За кладбищем мы, по обыкновению, сбавляли скорость, потому что дальше протекал ручеек, над которым нависал изрядно осевший мостик. Конечно, если бы он вдруг обвалился, ничего страшного не случилось бы. Глубина была всего по колено. Но повозиться пришлось бы немало. Бежать за тягачом, вытаскивать, промочить в холодной воде ноги… Бр-р-р…
Пружиня на длинных бревнах, мы осторожно перевалили на другую сторону ручья…
Я вылез на подножку, заглянул в кузов. Раненый не стонал, не ругался, смотрел широко открытыми глазами на скользящую над ним узкую полосу неба.
— Ну как, живой, Свиридов? — спросил я.
— Живой, — ответил солдат. — Долго еще?
— Вот уже рядом…
Впервые за два года пребывания на фронте я не преуменьшал расстояния. Сколько раз приходилось мне успокаивать, обманывать раненых, лишь бы не теряли надежду на спасение, терпели из последних сил. Но сейчас я говорил правду. Чистую правду.
Не прошло и минуты, как дорога знакомо расширилась воронкой и показались первые хаты. А потом они пошли косяком, расступаясь перед нашей медленно ползущей машиной.

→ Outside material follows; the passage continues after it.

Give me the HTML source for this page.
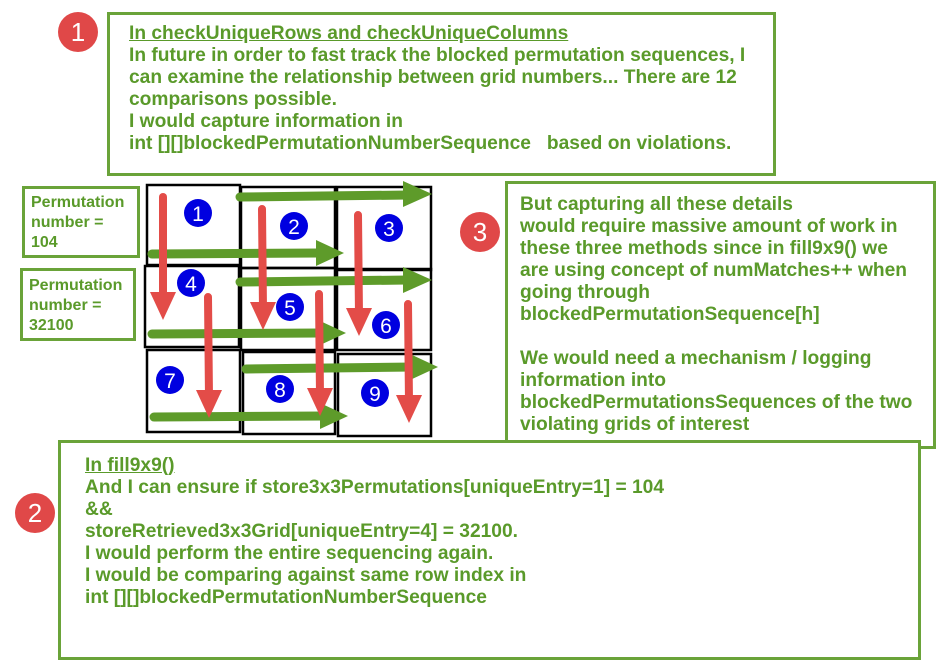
<!DOCTYPE html><html><head><style>
body{margin:0;width:948px;height:621px;background:#fff;position:relative;overflow:hidden;font-family:"Liberation Sans",Arial,sans-serif}
.b{position:absolute;border:3px solid #6aa339;background:#fff;box-sizing:border-box;color:#5a9a2a;font-weight:bold;font-size:19.2px;line-height:22px}
.rc{position:absolute;width:40px;height:40px;border-radius:50%;background:#e04848;color:#fff;font-size:26px;text-align:center;line-height:40px}
</style></head><body>
<div class="b" style="left:107px;top:12px;width:669px;height:164px;padding:8px 0 0 19px"><u>In checkUniqueRows and checkUniqueColumns</u><br>In future in order to fast track the blocked permutation sequences, I can examine the relationship between grid numbers... There are 12 comparisons possible.<br>I would capture information in<br>int [][]blockedPermutationNumberSequence &nbsp; based on violations.</div>
<div class="b" style="left:505px;top:181px;width:431px;height:268px;padding:10px 16px 0 12px">But capturing all these details<br>would require massive amount of work in these three methods since in fill9x9() we are using concept of numMatches++ when going through<br>blockedPermutationSequence[h]<br><br>We would need a mechanism / logging information into<br>blockedPermutationsSequences of the two violating grids of interest</div>
<div class="b" style="left:58px;top:440px;width:863px;height:220px;padding:12px 0 0 24px"><u>In fill9x9()</u><br>And I can ensure if store3x3Permutations[uniqueEntry=1] = 104<br>&amp;&amp;<br>storeRetrieved3x3Grid[uniqueEntry=4] = 32100.<br>I would perform the entire sequencing again.<br>I would be comparing against same row index in<br>int [][]blockedPermutationNumberSequence</div>
<div class="b" style="left:22px;top:186px;width:118px;height:72px;padding:4px 0 0 6px;font-size:16px;line-height:20px">Permutation number =<br>104</div>
<div class="b" style="left:20px;top:268px;width:116px;height:73px;padding:5px 0 0 6px;font-size:16px;line-height:20px">Permutation number =<br>32100</div>
<div class="rc" style="left:58px;top:12px">1</div>
<div class="rc" style="left:460px;top:212px">3</div>
<div class="rc" style="left:15px;top:493px">2</div>
<svg width="948" height="621" style="position:absolute;left:0;top:0">
<g fill="none" stroke="#000" stroke-width="2.5">
<rect x="147" y="185" width="93" height="80"/><rect x="241" y="187" width="94" height="81"/><rect x="337" y="187" width="94" height="83"/>
<rect x="145" y="266" width="94" height="81"/><rect x="241" y="268" width="94" height="82"/><rect x="337" y="269" width="94" height="81"/>
<rect x="147" y="350" width="93" height="82"/><rect x="243" y="352" width="92" height="82"/><rect x="338" y="354" width="93" height="82"/>
</g>
<g fill="#0000e0">
<circle cx="198" cy="213" r="14"/><circle cx="294" cy="226" r="14"/><circle cx="389" cy="228" r="14"/>
<circle cx="191" cy="283" r="14"/><circle cx="290" cy="307" r="14"/><circle cx="386" cy="325" r="14"/>
<circle cx="170" cy="380" r="14"/><circle cx="280" cy="389" r="14"/><circle cx="375" cy="393" r="14"/>
</g>
<g fill="#fff" font-family="Liberation Sans,Arial" font-size="21" text-anchor="middle">
<text x="198" y="221">1</text><text x="294" y="234">2</text><text x="389" y="236">3</text>
<text x="191" y="291">4</text><text x="290" y="315">5</text><text x="386" y="333">6</text>
<text x="170" y="388">7</text><text x="280" y="397">8</text><text x="375" y="401">9</text>
</g>
<g stroke="#5e9b2a" stroke-width="9" stroke-linecap="round">
<line x1="240" y1="197" x2="408" y2="195"/><line x1="152" y1="254" x2="320" y2="253"/>
<line x1="240" y1="282" x2="408" y2="280"/><line x1="152" y1="334" x2="322" y2="333"/>
<line x1="246" y1="369" x2="414" y2="367"/><line x1="154" y1="417" x2="324" y2="416"/>
</g>
<g fill="#5e9b2a">
<polygon points="403,181 432,194 403,207"/><polygon points="316,240 344,253 316,266"/>
<polygon points="403,267 432,280 403,293"/><polygon points="318,320 346,333 318,346"/>
<polygon points="410,354 438,367 410,380"/><polygon points="320,403 348,416 320,429"/>
</g>
<g stroke="#e34c48" stroke-width="8" stroke-linecap="round">
<line x1="163" y1="197" x2="163" y2="300"/><line x1="262" y1="209" x2="263" y2="310"/>
<line x1="358" y1="215" x2="359" y2="316"/><line x1="208" y1="297" x2="209" y2="398"/>
<line x1="319" y1="294" x2="320" y2="396"/><line x1="408" y1="304" x2="409" y2="403"/>
</g>
<g fill="#e34c48">
<polygon points="150,292 176,292 163,320"/><polygon points="250,302 276,302 263,330"/>
<polygon points="346,308 372,308 359,336"/><polygon points="196,390 222,390 209,418"/>
<polygon points="307,388 333,388 320,416"/><polygon points="396,395 422,395 409,423"/>
</g>
</svg>
</body></html>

Крутой поворот, и мы очутились во дворе сельской школы, в которой разместился медсанбат. На мое счастье, начсанкора на месте не было, и я, быстро сдав раненого дежурному врачу, двинулся в обратный путь.
Теперь никакая тряска не была нам страшна.

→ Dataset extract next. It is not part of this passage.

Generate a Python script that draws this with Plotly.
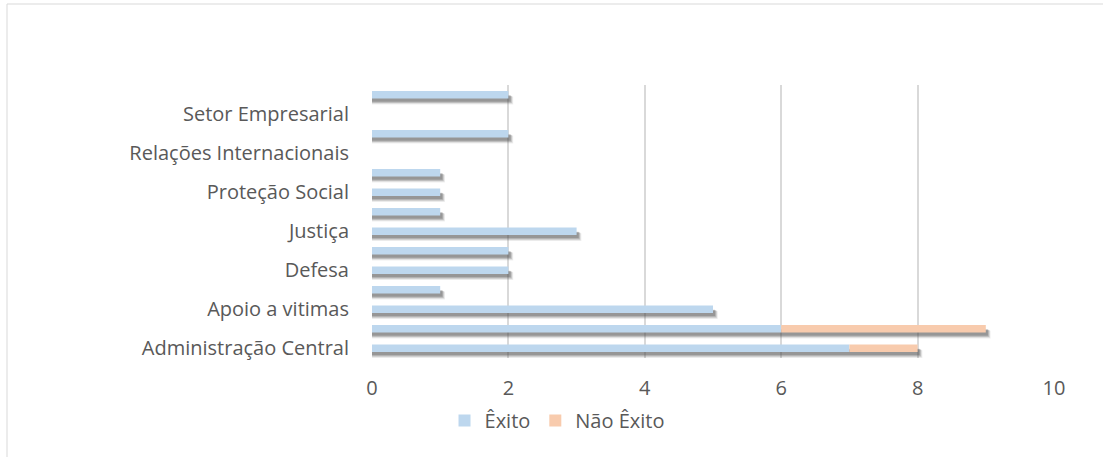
import plotly.graph_objects as go

# Áreas por ordem (de baixo para cima); apenas metade dos rótulos é mostrada
categorias = [
    "Administração Central", "Administração Local", "Apoio a vitimas", "Cultura",
    "Defesa", "Educação", "Justiça", "Planeamento", "Proteção Social",
    "Recursos Humanos", "Relações Internacionais", "Saúde", "Setor Empresarial",
    "Trabalho",
]
exito = [7, 6, 5, 1, 2, 2, 3, 1, 1, 1, 0, 2, 0, 2]
nao_exito = [1, 3, 0, 0, 0, 0, 0, 0, 0, 0, 0, 0, 0, 0]
x_ticks = [0, 2, 4, 6, 8, 10]

cor_exito = "#BDD7EE"
cor_nao = "#F8CBAD"
cinza_texto = "#595959"
font_family = "Open Sans"

pos = list(range(len(categorias)))
totais = [a + b for a, b in zip(exito, nao_exito)]
largura = 0.39

fig = go.Figure()

# sombra desfocada por baixo das barras: camadas semitransparentes
# (deslocamento vertical, extensão à direita, espessura, opacidade)
sombra = [
    (0.30, 0.07, 0.40, 0.08),
    (0.27, 0.06, 0.38, 0.12),
    (0.24, 0.05, 0.36, 0.16),
    (0.21, 0.04, 0.34, 0.20),
    (0.18, 0.03, 0.32, 0.24),
]
for dy, dx, w, op in sombra:
    fig.add_trace(go.Bar(
        y=[p - dy for p in pos], x=[t + dx if t > 0 else 0 for t in totais],
        base=0, orientation="h", width=w,
        marker=dict(color="#505050", line_width=0), opacity=op,
        showlegend=False, hoverinfo="skip",
    ))

fig.add_trace(go.Bar(
    y=pos, x=exito, base=0, orientation="h", width=largura, name="Êxito",
    marker=dict(color=cor_exito, line_width=0),
))
fig.add_trace(go.Bar(
    y=pos, x=nao_exito, base=exito, orientation="h", width=largura, name="Não Êxito",
    marker=dict(color=cor_nao, line_width=0),
))

fig.update_layout(
    width=1103, height=457,
    margin=dict(l=372, r=49, t=85, b=99, autoexpand=False),
    barmode="overlay",
    plot_bgcolor="white", paper_bgcolor="white",
    font=dict(family=font_family, color=cinza_texto, size=20),
    showlegend=True,
    legend=dict(
        orientation="h", xref="container", x=0.505, xanchor="center",
        yref="container", y=0.08, yanchor="middle",
        font=dict(size=20, color=cinza_texto), traceorder="normal",
        itemwidth=30,
    ),
    shapes=[dict(
        type="rect", xref="paper", yref="paper",
        x0=(7 - 372) / 682, x1=(1130 - 372) / 682,
        y0=(358 - 490) / 273, y1=(358 - 4) / 273,
        line=dict(color="#D9D9D9", width=1), layer="below",
    )],
)

fig.update_xaxes(
    range=[0, 10], tickvals=x_ticks, showgrid=True, gridcolor="#D9D9D9", gridwidth=1.5,
    zeroline=False, showline=False, ticks="", tickfont=dict(size=20, color=cinza_texto),
    ticklabelstandoff=16, automargin=False,
)
fig.update_yaxes(
    range=[-0.5, len(categorias) - 0.5],
    tickvals=pos[::2], ticktext=categorias[::2],
    showgrid=False, zeroline=False, showline=False, ticks="",
    tickfont=dict(size=20, color=cinza_texto), ticklabelstandoff=22, automargin=False,
)

fig.write_html("out.html")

— Давай жми на всю железку! — приказал я водителю.
Через минуту-другую мы были уже в лесу и неслись по собственным, еще свежим следам. Наш «форд» пер вперед, как танк, и только у самого моста ему пришлось сбавить скорость и аккуратненько перебраться на ту сторону. Дальше нас опять ничего не задерживало, кроме редких поворотов и грязи. Стрелка спидометра приближалась к двадцати километрам. Ветви деревьев то и дело хлестали по стеклам, и я всякий раз вздрагивал и отводил голову.
— Нервы, — сказал водитель.
— Да, нервы, — согласился я…
Мой взгляд снова отмечал давно примелькавшиеся вехи, только в обратной последовательности:
…жалкое немецкое солдатское кладбище…
…лесная опушка с видом на зеленые поля…
…черное пятно пожарища…
И вдруг меня точно обухом по голове огрело: а где те самые… те самые солдаты? По времени мы непременно должны были их встретить на обратном пути. До села, где нетрудно затеряться, они дойти не могли. За те четверть часа, что нас не было, они приблизились бы километра на два, не больше. Куда же они подевались? Свернули с дороги, чтобы идти лесом? Какой смысл? Прыгать с кочки на кочку? Шлепать по лужам?.. Странно, очень странно… Прямо как сквозь землю провалились!